Which lines below hold the word "chart"? Copy all of them.
□ □ □
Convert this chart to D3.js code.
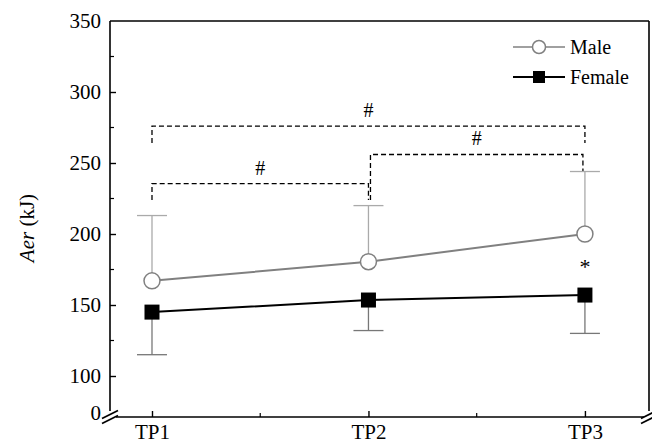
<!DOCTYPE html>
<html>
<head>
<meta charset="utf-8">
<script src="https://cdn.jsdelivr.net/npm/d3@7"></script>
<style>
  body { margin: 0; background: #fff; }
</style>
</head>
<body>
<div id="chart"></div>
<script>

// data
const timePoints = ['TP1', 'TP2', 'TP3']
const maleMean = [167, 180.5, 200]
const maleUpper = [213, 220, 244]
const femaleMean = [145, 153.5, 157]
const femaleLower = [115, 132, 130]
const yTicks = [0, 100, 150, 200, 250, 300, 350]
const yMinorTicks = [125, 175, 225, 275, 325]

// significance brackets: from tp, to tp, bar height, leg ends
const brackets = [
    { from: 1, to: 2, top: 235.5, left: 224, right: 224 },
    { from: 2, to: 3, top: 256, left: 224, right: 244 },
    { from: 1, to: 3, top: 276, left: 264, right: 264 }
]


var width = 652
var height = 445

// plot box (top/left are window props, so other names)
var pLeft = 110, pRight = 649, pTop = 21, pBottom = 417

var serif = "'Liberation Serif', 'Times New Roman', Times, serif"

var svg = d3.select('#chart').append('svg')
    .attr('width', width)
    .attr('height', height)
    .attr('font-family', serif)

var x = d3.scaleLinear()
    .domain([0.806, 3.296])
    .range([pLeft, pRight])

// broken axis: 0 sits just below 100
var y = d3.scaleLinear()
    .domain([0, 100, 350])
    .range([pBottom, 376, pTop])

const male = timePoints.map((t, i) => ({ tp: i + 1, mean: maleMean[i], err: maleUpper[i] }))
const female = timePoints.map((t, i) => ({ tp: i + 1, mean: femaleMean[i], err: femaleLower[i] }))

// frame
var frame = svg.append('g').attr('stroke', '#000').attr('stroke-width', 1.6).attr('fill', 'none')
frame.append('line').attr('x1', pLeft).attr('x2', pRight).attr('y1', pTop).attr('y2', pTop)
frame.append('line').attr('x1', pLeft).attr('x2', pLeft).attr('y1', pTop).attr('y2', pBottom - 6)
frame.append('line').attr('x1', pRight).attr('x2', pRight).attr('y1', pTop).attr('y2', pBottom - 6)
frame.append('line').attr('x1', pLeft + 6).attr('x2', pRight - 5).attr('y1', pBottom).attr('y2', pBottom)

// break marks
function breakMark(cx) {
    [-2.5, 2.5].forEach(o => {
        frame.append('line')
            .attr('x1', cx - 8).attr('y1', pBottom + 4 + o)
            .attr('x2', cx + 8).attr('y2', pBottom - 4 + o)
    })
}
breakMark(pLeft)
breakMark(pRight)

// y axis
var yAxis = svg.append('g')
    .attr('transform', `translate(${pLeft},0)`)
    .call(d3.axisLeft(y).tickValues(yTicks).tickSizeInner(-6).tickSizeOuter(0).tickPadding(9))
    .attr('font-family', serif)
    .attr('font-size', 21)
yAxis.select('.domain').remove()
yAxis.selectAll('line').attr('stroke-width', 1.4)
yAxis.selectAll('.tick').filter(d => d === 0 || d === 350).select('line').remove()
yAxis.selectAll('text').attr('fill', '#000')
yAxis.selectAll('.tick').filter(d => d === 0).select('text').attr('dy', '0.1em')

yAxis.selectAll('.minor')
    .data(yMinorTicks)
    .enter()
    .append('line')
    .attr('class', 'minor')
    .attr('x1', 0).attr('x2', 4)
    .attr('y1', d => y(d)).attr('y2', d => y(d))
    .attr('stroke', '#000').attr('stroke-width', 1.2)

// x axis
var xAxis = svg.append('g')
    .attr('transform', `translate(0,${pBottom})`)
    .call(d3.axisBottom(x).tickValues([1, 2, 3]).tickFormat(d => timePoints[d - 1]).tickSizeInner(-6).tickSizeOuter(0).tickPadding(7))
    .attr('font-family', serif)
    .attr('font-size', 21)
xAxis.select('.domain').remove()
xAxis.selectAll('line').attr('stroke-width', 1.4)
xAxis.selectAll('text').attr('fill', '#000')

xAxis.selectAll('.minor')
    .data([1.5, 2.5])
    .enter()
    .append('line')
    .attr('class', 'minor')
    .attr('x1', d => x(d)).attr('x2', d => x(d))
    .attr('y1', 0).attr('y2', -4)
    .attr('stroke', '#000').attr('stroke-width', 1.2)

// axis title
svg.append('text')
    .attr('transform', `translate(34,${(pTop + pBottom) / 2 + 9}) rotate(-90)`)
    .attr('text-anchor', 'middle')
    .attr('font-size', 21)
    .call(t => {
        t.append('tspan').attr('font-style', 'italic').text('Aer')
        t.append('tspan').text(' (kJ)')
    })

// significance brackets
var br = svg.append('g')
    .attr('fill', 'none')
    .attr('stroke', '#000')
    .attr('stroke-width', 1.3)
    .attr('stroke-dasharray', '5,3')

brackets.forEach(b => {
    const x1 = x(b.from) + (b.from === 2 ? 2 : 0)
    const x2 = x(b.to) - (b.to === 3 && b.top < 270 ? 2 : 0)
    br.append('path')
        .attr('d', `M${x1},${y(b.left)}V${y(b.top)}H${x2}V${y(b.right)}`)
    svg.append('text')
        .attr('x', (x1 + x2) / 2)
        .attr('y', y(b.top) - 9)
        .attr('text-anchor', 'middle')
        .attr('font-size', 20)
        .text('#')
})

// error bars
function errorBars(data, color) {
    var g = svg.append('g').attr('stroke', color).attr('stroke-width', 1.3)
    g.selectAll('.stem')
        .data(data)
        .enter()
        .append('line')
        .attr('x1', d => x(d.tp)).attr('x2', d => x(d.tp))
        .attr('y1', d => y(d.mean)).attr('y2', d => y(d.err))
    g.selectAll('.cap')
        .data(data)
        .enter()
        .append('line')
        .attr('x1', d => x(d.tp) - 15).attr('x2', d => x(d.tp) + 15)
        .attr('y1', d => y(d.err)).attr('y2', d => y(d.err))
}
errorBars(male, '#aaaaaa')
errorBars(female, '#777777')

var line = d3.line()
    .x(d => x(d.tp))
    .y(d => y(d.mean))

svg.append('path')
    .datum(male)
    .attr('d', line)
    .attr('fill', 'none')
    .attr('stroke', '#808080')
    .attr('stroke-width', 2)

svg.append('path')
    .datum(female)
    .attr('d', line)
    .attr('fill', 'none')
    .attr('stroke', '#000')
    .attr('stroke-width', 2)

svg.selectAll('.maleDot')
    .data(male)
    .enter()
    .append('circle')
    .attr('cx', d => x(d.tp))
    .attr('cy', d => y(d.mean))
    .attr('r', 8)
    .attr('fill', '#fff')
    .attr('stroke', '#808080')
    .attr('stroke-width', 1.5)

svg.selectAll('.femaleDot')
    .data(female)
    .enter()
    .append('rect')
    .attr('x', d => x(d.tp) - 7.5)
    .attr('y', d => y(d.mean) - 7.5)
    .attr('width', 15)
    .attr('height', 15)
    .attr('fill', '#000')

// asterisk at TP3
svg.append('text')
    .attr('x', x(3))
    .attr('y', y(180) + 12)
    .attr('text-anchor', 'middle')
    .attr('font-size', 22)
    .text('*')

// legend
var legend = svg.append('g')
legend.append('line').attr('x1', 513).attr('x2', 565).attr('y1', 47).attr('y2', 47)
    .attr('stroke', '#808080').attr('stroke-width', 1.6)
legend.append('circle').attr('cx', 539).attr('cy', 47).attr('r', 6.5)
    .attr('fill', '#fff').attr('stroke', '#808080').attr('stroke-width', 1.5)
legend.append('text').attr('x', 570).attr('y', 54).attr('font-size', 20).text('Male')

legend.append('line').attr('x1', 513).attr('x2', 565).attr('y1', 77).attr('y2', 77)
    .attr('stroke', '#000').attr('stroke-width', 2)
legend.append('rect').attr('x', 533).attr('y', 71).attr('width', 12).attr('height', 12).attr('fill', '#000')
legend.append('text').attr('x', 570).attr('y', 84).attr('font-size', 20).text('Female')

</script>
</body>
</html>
□ □ □
Answer for this exercise —
Convert this chart to D3.js code.
<div id="chart"></div>
var svg = d3.select('#chart').append('svg')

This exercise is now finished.